Build systems should ensure that any tools they invoke (compilers, etc) produce output in the correct encoding. In practice - and in particular on Windows, where tools are inconsistent in their use of the “OEM” and “ANSI” codepages - this may not always be possible. Pip will therefore attempt to recover cleanly if presented with incorrectly encoded build tool output, by translating unexpected byte sequences to Python-style hexadecimal escape sequences ("\x80\xff", etc). However, it is still possible for output to be displayed using an incorrect encoding (mojibake).

Under PEP 517, handling of build tool output is the backend’s responsibility, and pip simply displays the output produced by the backend. (Backends, however, will likely still have to address the issues described above).

PEP 517 and 518 Support

As of version 10.0, pip supports projects declaring dependencies that are required at install time using a pyproject.toml file, in the form described in PEP 518. When building a project, pip will install the required dependencies locally, and make them available to the build process. Furthermore, from version 19.0 onwards, pip supports projects specifying the build backend they use in pyproject.toml, in the form described in PEP 517.

When making build requirements available, pip does so in an isolated environment. That is, pip does not install those requirements into the user’s site-packages, but rather installs them in a temporary directory which it adds to the user’s sys.path for the duration of the build. This ensures that build requirements are handled independently of the user’s runtime environment. For example, a project that needs a recent version of setuptools to build can still be installed, even if the user has an older version installed (and without silently replacing that version).

In certain cases, projects (or redistributors) may have workflows that explicitly manage the build environment. For such workflows, build isolation can be problematic. If this is the case, pip provides a --no-build-isolation flag to disable build isolation. Users supplying this flag are responsible for ensuring the build environment is managed appropriately.

By default, pip will continue to use the legacy (setuptools based) build processing for projects that do not have a pyproject.toml file. Projects with a pyproject.toml file will use a PEP 517 backend. Projects with a pyproject.toml file, but which don’t have a build-system section, will be assumed to have the following backend settings:

[build-system]
requires = ["setuptools>=40.2.0", "wheel"]
build-backend = "setuptools.build_meta"

Note

setuptools 40.2.0 is the first version of setuptools with full PEP 517 support.

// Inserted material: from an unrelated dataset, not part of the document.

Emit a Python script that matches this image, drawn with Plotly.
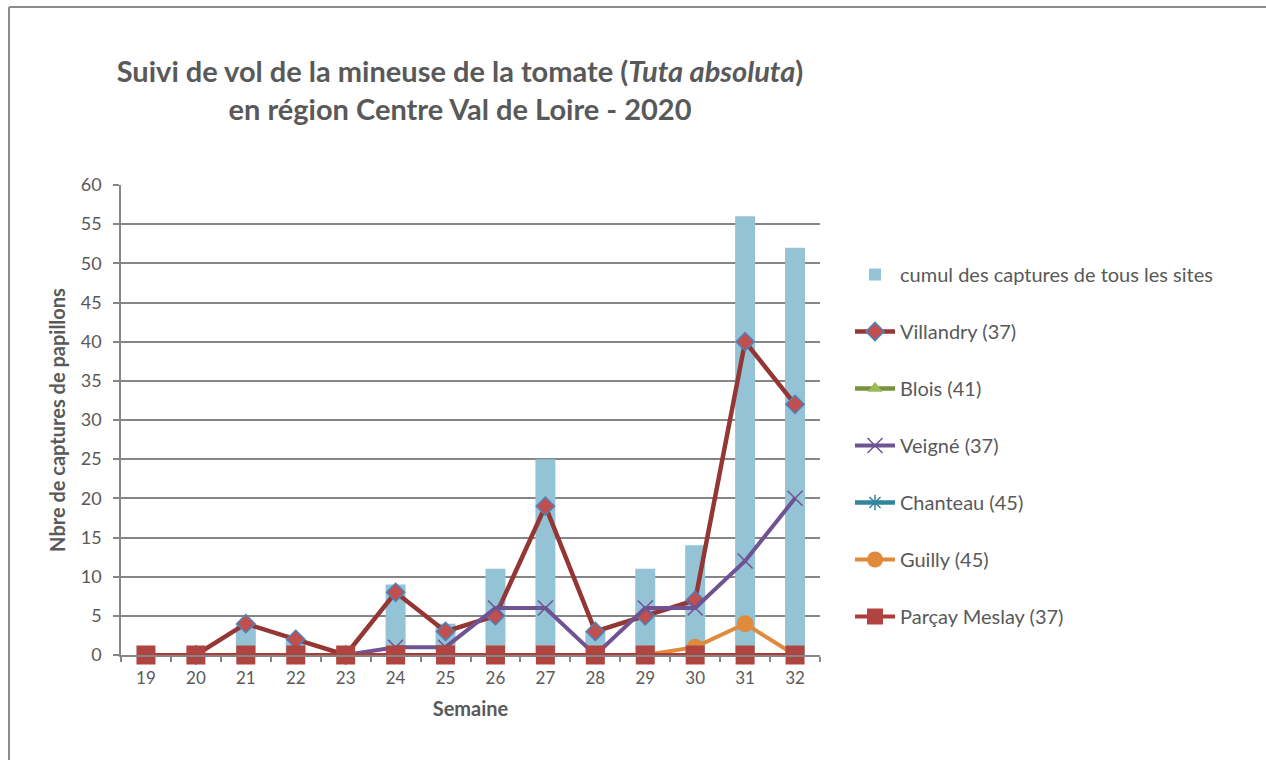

If a project has [build-system], but no build-backend, pip will use setuptools.build_meta, but will assume the project requirements include setuptools>=40.2.0 and wheel (and will report an error if not).

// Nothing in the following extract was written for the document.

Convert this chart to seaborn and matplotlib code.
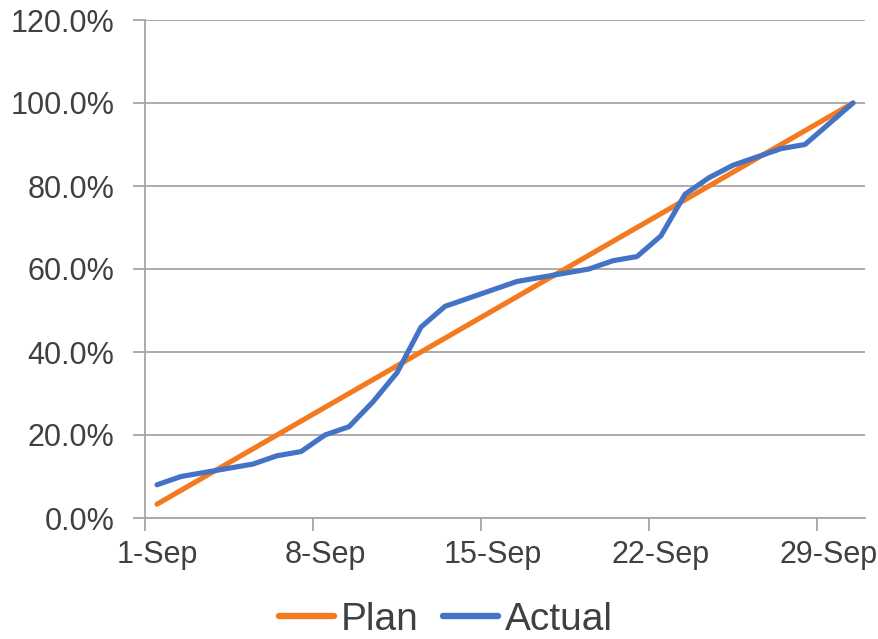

If a user wants to explicitly request PEP 517 handling even though a project doesn’t have a pyproject.toml file, this can be done using the --use-pep517 command line option. Similarly, to request legacy processing even though pyproject.toml is present, the --no-use-pep517 option is available (although obviously it is an error to choose --no-use-pep517 if the project has no setup.py, or explicitly requests a build backend). As with other command line flags, pip recognises the PIP_USE_PEP517 environment veriable and a use-pep517 config file option (set to true or false) to set this option globally. Note that overriding pip’s choice of whether to use PEP 517 processing in this way does not affect whether pip will use an isolated build environment (which is controlled via --no-build-isolation as noted above).

Except in the case noted above (projects with no PEP 518 [build-system] section in pyproject.toml), pip will never implicitly install a build system. Projects must ensure that the correct build system is listed in their requires list (this applies even if pip assumes that the setuptools backend is being used, as noted above).

Historical Limitations:

  • pip<18.0: only supports installing build requirements from wheels, and does not support the use of environment markers and extras (only version specifiers are respected).
  • pip<18.1: build dependencies using .pth files are not properly supported; as a result namespace packages do not work under Python 3.2 and earlier.

Future Developments

PEP 426 notes that the intention is to add hooks to project metadata in version 2.1 of the metadata spec, to explicitly define how to build a project from its source. Once this version of the metadata spec is final, pip will migrate to using that interface. At that point, the setup.py interface documented here will be retained solely for legacy purposes, until projects have migrated.

Specifically, applications should not expect to rely on there being any form of backward compatibility guarantees around the setup.py interface.

Build Options

The --global-option and --build-option arguments to the pip install and pip wheel inject additional arguments into the setup.py command (--build-option is only available in pip wheel). These arguments are included in the command as follows:

python setup.py <global_options> BUILD COMMAND <build_options>

The options are passed unmodified, and presently offer direct access to the distutils command line. Use of --global-option and --build-option should be considered as build system dependent, and may not be supported in the current form if support for alternative build systems is added to pip.

General Options

-h, --help

Show help.

--isolated

Run pip in an isolated mode, ignoring environment variables and user configuration.

-v, --verbose

Give more output. Option is additive, and can be used up to 3 times.

-V, --version

Show version and exit.

-q, --quiet

Give less output. Option is additive, and can be used up to 3 times (corresponding to WARNING, ERROR, and CRITICAL logging levels).

--log <path>

Path to a verbose appending log.

--proxy <proxy>

Specify a proxy in the form [user:passwd@]proxy.server:port.

--retries <retries>

Maximum number of retries each connection should attempt (default 5 times).

--timeout <sec>

Set the socket timeout (default 15 seconds).

--exists-action <action>

Default action when a path already exists: (s)witch, (i)gnore, (w)ipe, (b)ackup, (a)bort).

--trusted-host <hostname>

Mark this host as trusted, even though it does not have valid or any HTTPS.

--cert <path>

Path to alternate CA bundle.

--client-cert <path>

Path to SSL client certificate, a single file containing the private key and the certificate in PEM format.

--cache-dir <dir>

Store the cache data in <dir>.

--no-cache-dir

Disable the cache.

--disable-pip-version-check

Don’t periodically check PyPI to determine whether a new version of pip is available for download. Implied with –no-index.